My book may or may not be sick, but a diagnosis is required, so I've called in a book doctor. Hooray for refinancing the mortgage, which frees up some bucks for this expenditure.
This literary effort of mine will soon be declared dead or alive by the sentries at the publishing gates, the literary agents who will sit in judgment on my words. My engagement of a professional editor to critique my work before I send it out to agents (for the third or fourth time) is either evidence of my confidence (it's worth investing in) or total lack thereof (Help!!!) I turned to Grub Street, a writers' organization in Boston, which offers critiques by several area writers and teachers. I'm asked to choose the two readers I like best. I linger over the bio of Semi-Famous Writer With Movie Connections. But her interests aren't a great fit with my work, so I move on, finally selecting two candidates.
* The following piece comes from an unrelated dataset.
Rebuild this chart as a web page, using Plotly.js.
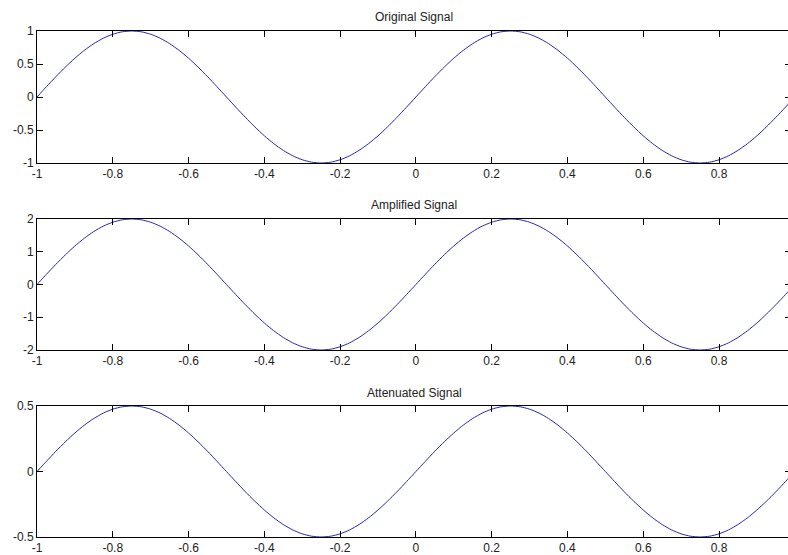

I hear back about three days later. I've been assigned an editor I'll call Amy. A day later, Amy sends me an email telling me she'll start reading that day, and hopes to have my critique (three written pages and an in-person meeting is what I'm paying for) by the end of December, and possibly before Christmas. I'm tempted to find out where Amy lives so I can go over to her house and smash her TV so she'll be forced to do nothing but read my novel and write thoughtful, helpful comments about it for the next few weeks, but I manage to talk myself out of it.